§ GOAL OF THE EXERCISE
Starting at the first line of the data, please print exactly those lines through the one that holds "const yTitleLines = ['Unit", omitting every picture.

** Start INFORMATION SHOWN **

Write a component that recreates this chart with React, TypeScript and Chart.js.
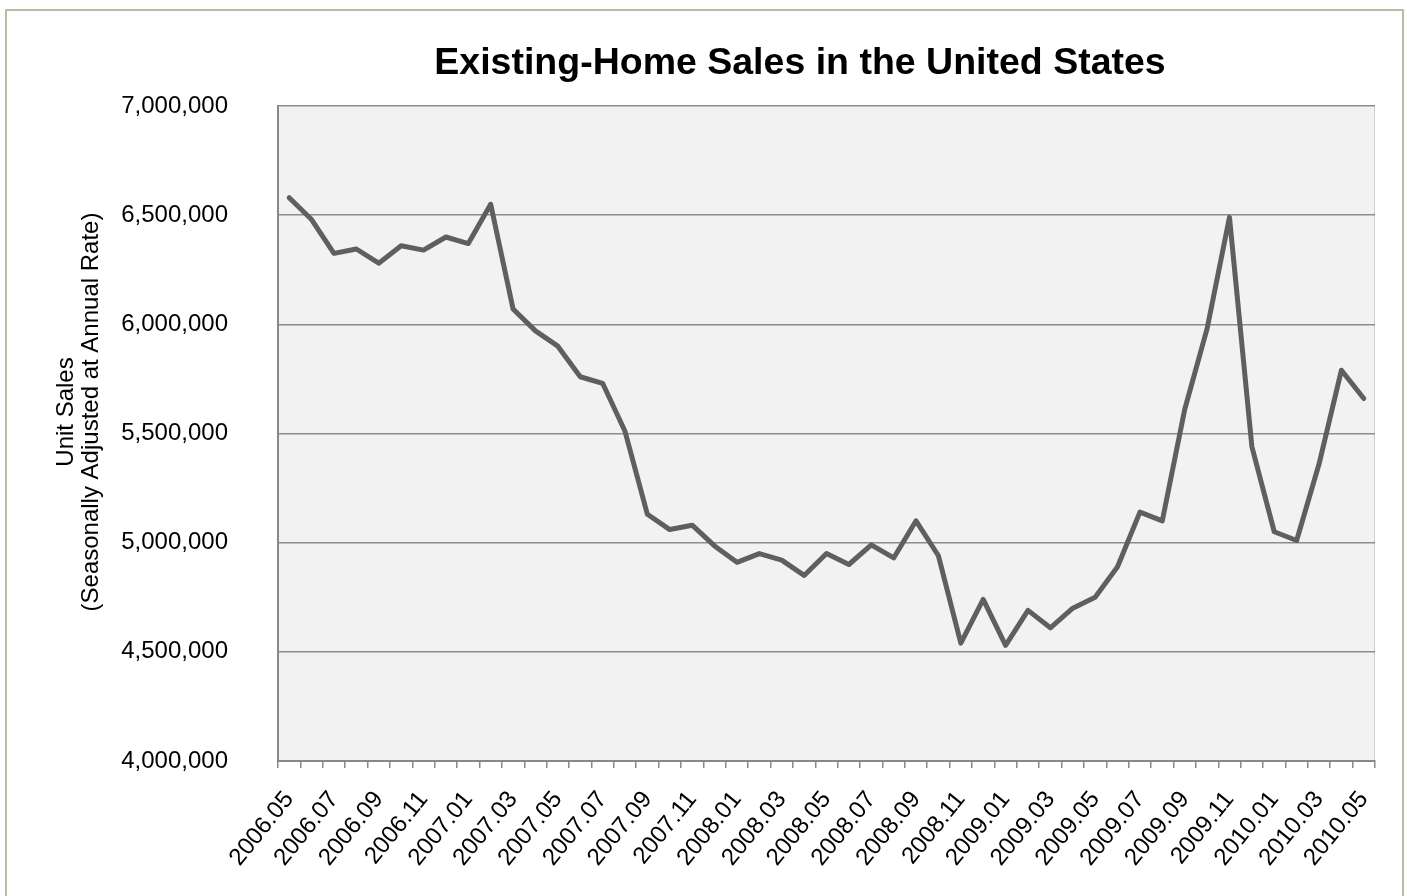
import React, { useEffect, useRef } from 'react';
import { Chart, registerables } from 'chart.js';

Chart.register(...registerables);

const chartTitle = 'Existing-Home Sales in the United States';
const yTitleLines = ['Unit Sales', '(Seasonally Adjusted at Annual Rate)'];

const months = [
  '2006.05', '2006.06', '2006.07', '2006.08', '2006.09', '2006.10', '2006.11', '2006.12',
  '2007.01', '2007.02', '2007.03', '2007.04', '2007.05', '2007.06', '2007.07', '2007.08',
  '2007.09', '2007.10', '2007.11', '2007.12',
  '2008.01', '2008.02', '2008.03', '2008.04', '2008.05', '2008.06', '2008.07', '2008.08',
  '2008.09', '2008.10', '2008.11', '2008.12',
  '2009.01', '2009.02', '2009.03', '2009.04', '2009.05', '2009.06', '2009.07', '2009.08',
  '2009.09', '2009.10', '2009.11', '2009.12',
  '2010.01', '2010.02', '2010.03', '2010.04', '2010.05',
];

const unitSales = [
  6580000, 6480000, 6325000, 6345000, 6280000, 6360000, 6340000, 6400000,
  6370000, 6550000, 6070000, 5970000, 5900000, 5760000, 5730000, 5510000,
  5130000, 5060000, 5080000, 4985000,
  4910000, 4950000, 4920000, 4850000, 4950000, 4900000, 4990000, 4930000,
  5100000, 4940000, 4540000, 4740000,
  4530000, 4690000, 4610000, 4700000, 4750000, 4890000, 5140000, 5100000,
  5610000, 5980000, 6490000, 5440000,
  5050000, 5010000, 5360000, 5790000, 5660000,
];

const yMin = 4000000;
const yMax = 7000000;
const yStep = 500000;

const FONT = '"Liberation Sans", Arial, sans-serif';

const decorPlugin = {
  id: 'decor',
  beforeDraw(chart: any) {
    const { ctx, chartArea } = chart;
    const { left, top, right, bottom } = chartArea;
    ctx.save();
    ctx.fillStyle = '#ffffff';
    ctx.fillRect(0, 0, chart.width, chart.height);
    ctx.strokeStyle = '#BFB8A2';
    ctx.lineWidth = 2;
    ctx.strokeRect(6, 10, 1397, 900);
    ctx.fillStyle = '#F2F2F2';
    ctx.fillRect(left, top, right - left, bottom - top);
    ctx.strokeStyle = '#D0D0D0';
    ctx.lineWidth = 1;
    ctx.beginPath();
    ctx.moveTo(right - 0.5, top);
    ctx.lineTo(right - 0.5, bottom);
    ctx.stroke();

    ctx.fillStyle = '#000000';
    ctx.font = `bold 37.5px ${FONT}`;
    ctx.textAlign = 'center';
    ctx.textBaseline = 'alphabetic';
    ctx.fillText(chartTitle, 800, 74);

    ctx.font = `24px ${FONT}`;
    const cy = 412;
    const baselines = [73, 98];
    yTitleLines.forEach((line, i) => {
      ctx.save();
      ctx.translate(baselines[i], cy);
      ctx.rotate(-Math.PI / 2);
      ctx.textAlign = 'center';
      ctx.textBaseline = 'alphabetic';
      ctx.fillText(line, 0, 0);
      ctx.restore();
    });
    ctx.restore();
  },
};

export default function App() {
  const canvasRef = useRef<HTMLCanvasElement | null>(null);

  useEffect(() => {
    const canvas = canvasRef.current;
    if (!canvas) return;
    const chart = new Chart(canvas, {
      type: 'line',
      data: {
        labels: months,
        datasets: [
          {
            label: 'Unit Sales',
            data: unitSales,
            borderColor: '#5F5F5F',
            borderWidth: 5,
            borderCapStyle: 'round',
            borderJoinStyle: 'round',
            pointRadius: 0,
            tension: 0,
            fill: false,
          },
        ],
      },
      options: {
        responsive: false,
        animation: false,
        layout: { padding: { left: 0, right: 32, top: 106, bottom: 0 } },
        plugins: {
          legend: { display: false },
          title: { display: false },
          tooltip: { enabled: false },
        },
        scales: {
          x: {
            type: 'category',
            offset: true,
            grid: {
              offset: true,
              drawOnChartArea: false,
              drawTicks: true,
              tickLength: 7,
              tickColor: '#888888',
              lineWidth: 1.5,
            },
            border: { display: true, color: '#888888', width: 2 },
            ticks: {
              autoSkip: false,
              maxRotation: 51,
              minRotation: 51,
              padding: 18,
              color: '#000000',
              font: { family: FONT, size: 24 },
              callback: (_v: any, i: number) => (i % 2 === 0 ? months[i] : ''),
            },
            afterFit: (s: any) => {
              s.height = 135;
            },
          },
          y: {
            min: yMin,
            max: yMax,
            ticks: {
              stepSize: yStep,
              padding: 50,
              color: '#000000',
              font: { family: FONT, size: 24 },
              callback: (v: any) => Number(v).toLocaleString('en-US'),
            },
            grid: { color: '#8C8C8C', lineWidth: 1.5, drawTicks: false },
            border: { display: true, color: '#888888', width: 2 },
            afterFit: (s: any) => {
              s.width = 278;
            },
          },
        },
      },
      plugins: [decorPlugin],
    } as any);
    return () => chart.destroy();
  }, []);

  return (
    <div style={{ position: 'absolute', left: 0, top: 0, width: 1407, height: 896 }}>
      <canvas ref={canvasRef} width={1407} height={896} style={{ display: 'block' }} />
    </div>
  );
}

** End INFORMATION SHOWN **

§ FULL RESPONSE
Write a component that recreates this chart with React, TypeScript and Chart.js.
import React, { useEffect, useRef } from 'react';
import { Chart, registerables } from 'chart.js';

Chart.register(...registerables);

const chartTitle = 'Existing-Home Sales in the United States';
const yTitleLines = ['Unit Sales', '(Seasonally Adjusted at Annual Rate)'];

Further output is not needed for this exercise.